* _Plotting code records_
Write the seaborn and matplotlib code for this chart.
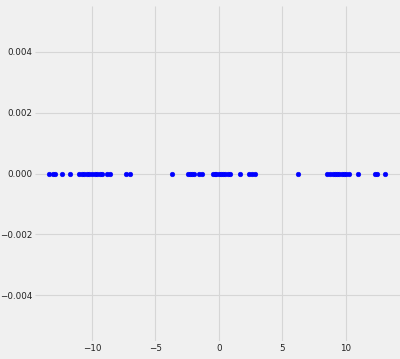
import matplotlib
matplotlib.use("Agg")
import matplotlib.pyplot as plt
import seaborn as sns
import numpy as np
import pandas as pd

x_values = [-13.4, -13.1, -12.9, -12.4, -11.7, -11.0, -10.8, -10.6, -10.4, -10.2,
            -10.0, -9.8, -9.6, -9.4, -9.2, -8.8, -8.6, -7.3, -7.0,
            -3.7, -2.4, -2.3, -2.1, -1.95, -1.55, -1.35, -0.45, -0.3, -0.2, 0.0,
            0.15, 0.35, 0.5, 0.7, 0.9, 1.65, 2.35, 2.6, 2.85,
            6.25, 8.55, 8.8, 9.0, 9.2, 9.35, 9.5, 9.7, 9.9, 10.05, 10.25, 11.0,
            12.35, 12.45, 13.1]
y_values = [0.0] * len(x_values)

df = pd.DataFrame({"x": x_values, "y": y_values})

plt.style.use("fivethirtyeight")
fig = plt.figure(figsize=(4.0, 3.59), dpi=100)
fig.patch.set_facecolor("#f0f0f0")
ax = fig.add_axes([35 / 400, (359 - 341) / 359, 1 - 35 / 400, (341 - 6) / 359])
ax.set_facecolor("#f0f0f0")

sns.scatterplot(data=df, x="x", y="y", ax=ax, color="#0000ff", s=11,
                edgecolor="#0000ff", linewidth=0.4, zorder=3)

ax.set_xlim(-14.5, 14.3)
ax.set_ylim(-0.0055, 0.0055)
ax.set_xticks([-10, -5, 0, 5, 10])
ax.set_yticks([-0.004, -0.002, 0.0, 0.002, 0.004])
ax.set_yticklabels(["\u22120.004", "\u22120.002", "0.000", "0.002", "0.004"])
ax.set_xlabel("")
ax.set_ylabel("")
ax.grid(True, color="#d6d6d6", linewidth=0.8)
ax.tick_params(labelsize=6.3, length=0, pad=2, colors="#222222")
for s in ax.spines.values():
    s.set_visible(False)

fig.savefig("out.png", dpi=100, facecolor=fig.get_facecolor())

==

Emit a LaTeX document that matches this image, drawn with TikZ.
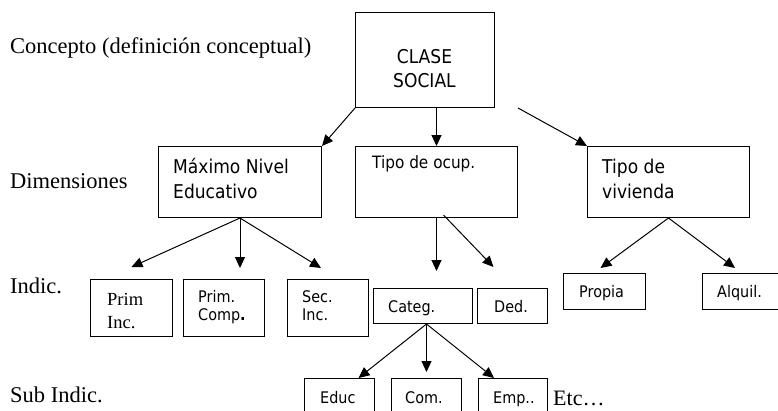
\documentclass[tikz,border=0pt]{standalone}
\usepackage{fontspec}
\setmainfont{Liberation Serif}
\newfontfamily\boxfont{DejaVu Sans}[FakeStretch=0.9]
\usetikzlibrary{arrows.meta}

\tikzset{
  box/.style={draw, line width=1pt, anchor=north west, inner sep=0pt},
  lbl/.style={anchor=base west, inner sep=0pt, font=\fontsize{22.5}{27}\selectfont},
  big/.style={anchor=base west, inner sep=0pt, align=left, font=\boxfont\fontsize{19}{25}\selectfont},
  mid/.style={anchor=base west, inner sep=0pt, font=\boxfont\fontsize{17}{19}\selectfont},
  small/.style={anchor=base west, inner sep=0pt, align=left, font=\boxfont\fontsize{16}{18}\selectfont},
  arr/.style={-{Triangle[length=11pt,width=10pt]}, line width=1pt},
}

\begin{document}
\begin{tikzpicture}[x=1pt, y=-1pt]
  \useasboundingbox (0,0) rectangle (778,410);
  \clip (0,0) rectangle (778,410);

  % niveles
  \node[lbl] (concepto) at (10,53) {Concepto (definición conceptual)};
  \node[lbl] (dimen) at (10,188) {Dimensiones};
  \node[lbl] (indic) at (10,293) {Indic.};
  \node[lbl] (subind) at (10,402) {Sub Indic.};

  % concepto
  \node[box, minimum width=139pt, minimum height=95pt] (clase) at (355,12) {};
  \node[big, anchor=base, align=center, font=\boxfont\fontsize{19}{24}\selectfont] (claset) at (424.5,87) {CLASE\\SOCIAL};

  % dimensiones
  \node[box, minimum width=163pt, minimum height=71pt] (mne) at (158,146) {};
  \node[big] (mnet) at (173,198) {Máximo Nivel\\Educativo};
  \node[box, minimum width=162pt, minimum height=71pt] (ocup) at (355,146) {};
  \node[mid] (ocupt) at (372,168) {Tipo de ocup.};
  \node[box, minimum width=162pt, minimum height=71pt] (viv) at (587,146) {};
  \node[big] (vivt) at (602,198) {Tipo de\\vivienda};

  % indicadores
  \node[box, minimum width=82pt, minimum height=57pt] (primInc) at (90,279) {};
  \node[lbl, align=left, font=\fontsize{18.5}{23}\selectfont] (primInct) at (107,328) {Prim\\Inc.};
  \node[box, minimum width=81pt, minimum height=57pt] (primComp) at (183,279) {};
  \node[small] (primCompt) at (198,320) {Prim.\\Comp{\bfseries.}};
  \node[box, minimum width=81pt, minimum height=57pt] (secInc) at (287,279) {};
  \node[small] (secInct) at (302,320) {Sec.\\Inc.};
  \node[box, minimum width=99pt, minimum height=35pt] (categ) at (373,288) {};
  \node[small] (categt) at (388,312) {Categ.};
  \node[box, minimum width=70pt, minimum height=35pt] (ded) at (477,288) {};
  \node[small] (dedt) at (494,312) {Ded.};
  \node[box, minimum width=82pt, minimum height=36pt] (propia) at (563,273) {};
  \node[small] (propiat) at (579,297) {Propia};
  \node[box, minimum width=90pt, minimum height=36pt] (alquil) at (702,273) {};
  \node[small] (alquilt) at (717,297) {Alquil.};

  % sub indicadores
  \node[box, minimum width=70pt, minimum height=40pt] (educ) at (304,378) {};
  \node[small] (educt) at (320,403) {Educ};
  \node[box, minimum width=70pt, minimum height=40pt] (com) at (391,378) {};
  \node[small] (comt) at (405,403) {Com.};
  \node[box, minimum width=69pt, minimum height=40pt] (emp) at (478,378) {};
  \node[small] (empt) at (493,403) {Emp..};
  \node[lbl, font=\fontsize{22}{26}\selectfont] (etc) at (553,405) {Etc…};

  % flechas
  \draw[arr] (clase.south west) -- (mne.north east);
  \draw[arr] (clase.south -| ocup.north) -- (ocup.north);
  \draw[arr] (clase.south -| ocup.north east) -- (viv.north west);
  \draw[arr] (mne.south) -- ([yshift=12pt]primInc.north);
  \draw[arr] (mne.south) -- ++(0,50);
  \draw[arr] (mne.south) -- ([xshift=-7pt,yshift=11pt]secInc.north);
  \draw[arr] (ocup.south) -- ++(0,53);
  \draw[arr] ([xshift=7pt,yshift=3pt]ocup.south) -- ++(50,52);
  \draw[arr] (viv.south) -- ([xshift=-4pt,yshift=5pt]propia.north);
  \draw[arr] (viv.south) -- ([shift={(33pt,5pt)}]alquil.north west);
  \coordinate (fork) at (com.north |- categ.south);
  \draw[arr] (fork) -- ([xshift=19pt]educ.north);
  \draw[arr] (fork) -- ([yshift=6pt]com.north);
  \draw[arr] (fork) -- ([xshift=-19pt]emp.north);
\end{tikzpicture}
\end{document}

* _INSTRUCTIONS FOR THE TASK_
Keep only the lines that hold the string "seaborn", and copy them out.

* _TASK SOLUTION_
Write the seaborn and matplotlib code for this chart.
import seaborn as sns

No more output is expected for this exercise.